UN orders retrial of two aids of ex-Siberia President Slobodan Milosevic
Stanisic was head of Serbia’s state security service until Milosevic fired him in 1998.
The Hague, Netherlands: United Nations judges on Tuesday ordered a retrial for two former allies of the late Serbian President Slobodan Milosevic who were acquitted in 2013 of setting up and arming notorious Serb paramilitary gangs that committed atrocities in Bosnia and Croatia during the 1990s Balkan wars.
Presiding Judge Fausto Pocar of the International Criminal Tribunal for the Former Yugoslavia overturned the acquittals of Jovica Stanisic and Franko Simatovic and ordered both men detained pending their new trial.
Stanisic was head of Serbia’s state security service until Milosevic fired him in 1998. Simatovic was his former deputy.
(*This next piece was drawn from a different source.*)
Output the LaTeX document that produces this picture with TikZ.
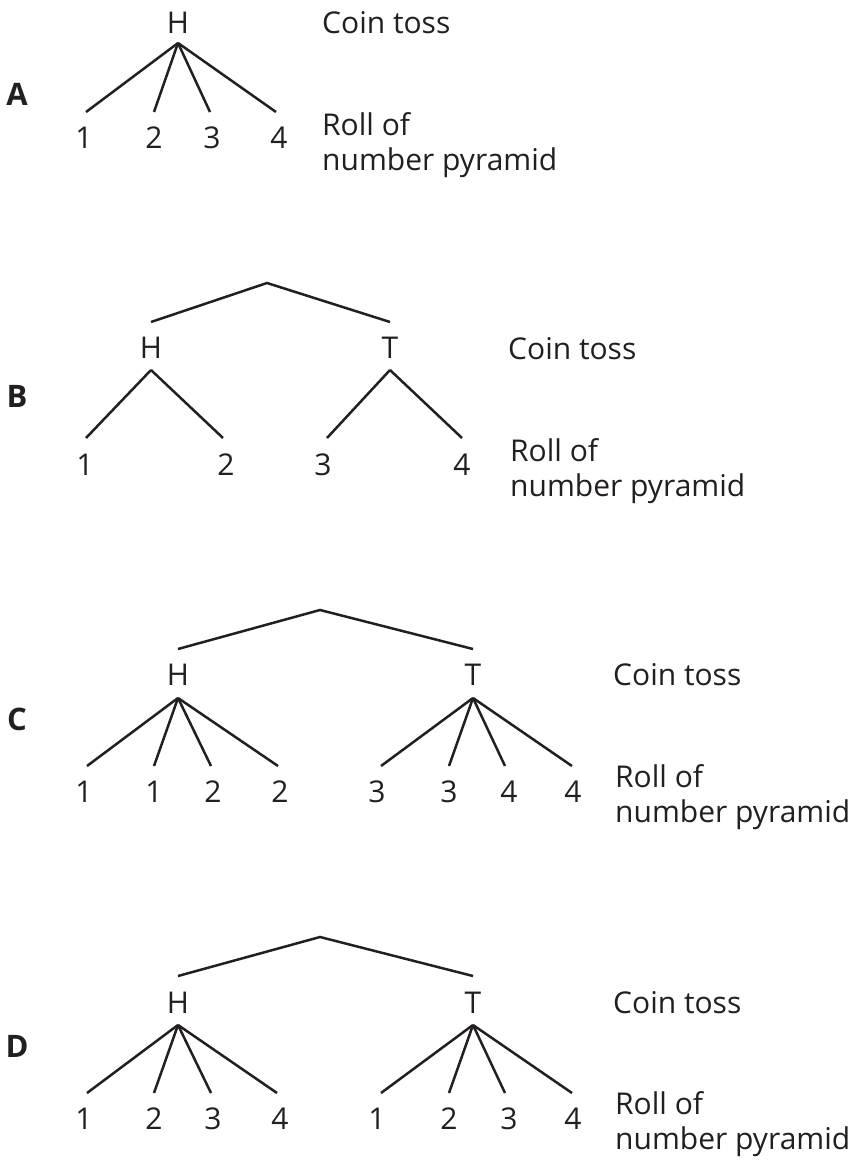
\documentclass[tikz,border=0pt]{standalone}
\usepackage{fontspec}
\setmainfont{Open Sans}
\definecolor{ink}{RGB}{35,31,32}
\begin{document}
\begin{tikzpicture}[x=1pt,y=-1pt,
  lbl/.style={font=\fontsize{30}{35}\selectfont, inner sep=0pt, text=ink},
  tag/.style={font=\fontsize{31}{35}\selectfont\bfseries, inner sep=0pt, text=ink},
  side/.style={lbl, anchor=west, align=left},
  br/.style={line width=2.5pt, draw=ink}]
\useasboundingbox (0,0) rectangle (866,1164);
% ---------- A ----------
\node[tag] (tA) at (17,94) {A};
\node[lbl] (aH) at (178,23) {H};
\node[side] (aC) at (322,23) {Coin toss};
\node[side] (aR) at (322,145) {Roll of\\number pyramid};
\node[lbl] (a1) at (84,138) {1};
\node[lbl] (a2) at (154,138) {2};
\node[lbl] (a3) at (212,138) {3};
\node[lbl] (a4) at (279,138) {4};
\foreach \n/\dx in {a1/2,a2/0,a3/-2,a4/-3}
  \draw[br] ([yshift=-20pt]aH.center) -- ([yshift=26pt,xshift=\dx pt]\n.center);
% ---------- B ----------
\node[tag] (tB) at (17,396) {B};
\coordinate (bR) at (267,283);
\node[lbl] (bH) at (151,348) {H};
\node[lbl] (bT) at (390,348) {T};
\node[side] (bC) at (508,349) {Coin toss};
\node[side] (bRo) at (510,471) {Roll of\\number pyramid};
\node[lbl] (b1) at (85,465) {1};
\node[lbl] (b2) at (226,465) {2};
\node[lbl] (b3) at (323,465) {3};
\node[lbl] (b4) at (462,465) {4};
\draw[br] ([yshift=26pt]bH.center) -- (bR) -- ([yshift=26pt]bT.center);
\draw[br] ([yshift=-22pt]bH.center) -- ([yshift=27pt,xshift=1pt]b1.center);
\draw[br] ([yshift=-22pt]bH.center) -- ([yshift=27pt,xshift=-3pt]b2.center);
\draw[br] ([yshift=-22pt]bT.center) -- ([yshift=27pt,xshift=4pt]b3.center);
\draw[br] ([yshift=-22pt]bT.center) -- ([yshift=27pt]b4.center);
% ---------- C ----------
\node[tag] (tC) at (17,719) {C};
\coordinate (cR) at (320,610);
\node[lbl] (cH) at (178,675) {H};
\node[lbl] (cT) at (473,675) {T};
\node[side] (cC) at (613,675) {Coin toss};
\node[side] (cRo) at (615,797) {Roll of\\number pyramid};
\node[lbl] (c1) at (84,792) {1};
\node[lbl] (c2) at (154,792) {1};
\node[lbl] (c3) at (213,792) {2};
\node[lbl] (c4) at (280,792) {2};
\node[lbl] (c5) at (377,792) {3};
\node[lbl] (c6) at (449,792) {3};
\node[lbl] (c7) at (509,792) {4};
\node[lbl] (c8) at (573,792) {4};
\draw[br] ([yshift=26pt]cH.center) -- (cR) -- ([yshift=26pt]cT.center);
\foreach \n/\dx in {c1/3,c2/0,c3/-2,c4/-2}
  \draw[br] ([yshift=-23pt]cH.center) -- ([yshift=26pt,xshift=\dx pt]\n.center);
\foreach \n/\dx in {c5/4,c6/0,c7/-4,c8/-1}
  \draw[br] ([yshift=-23pt]cT.center) -- ([yshift=26pt,xshift=\dx pt]\n.center);
% ---------- D ----------
\node[tag] (tD) at (17,1046) {D};
\coordinate (dR) at (320,937);
\node[lbl] (dH) at (178,1003) {H};
\node[lbl] (dT) at (473,1003) {T};
\node[side] (dC) at (613,1003) {Coin toss};
\node[side] (dRo) at (615,1124) {Roll of\\number pyramid};
\node[lbl] (d1) at (84,1119) {1};
\node[lbl] (d2) at (154,1119) {2};
\node[lbl] (d3) at (213,1119) {3};
\node[lbl] (d4) at (280,1119) {4};
\node[lbl] (d5) at (377,1119) {1};
\node[lbl] (d6) at (449,1119) {2};
\node[lbl] (d7) at (509,1119) {3};
\node[lbl] (d8) at (573,1119) {4};
\draw[br] ([yshift=27pt]dH.center) -- (dR) -- ([yshift=27pt]dT.center);
\foreach \n/\dx in {d1/3,d2/0,d3/-2,d4/-3}
  \draw[br] ([yshift=-22pt]dH.center) -- ([yshift=26pt,xshift=\dx pt]\n.center);
\foreach \n/\dx in {d5/4,d6/0,d7/-4,d8/-1}
  \draw[br] ([yshift=-22pt]dT.center) -- ([yshift=26pt,xshift=\dx pt]\n.center);
\end{tikzpicture}
\end{document}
Prosecutors said they were part of a criminal organisation that also included Milosevic, whose aim was to drive non-Serbs out of parts of Bosnia and Croatia.
Milosevic himself died in his UN cell in 2006 before judges in his long-running trial could reach verdicts on charges that he fomented violence throughout the Balkans in the 1990s.
Neither man showed any emotion as Pocar ordered a new trial for only the second time in the history of the tribunal.
Pocar’s order comes as the UN-funded court is under pressure to complete its remaining cases and close down.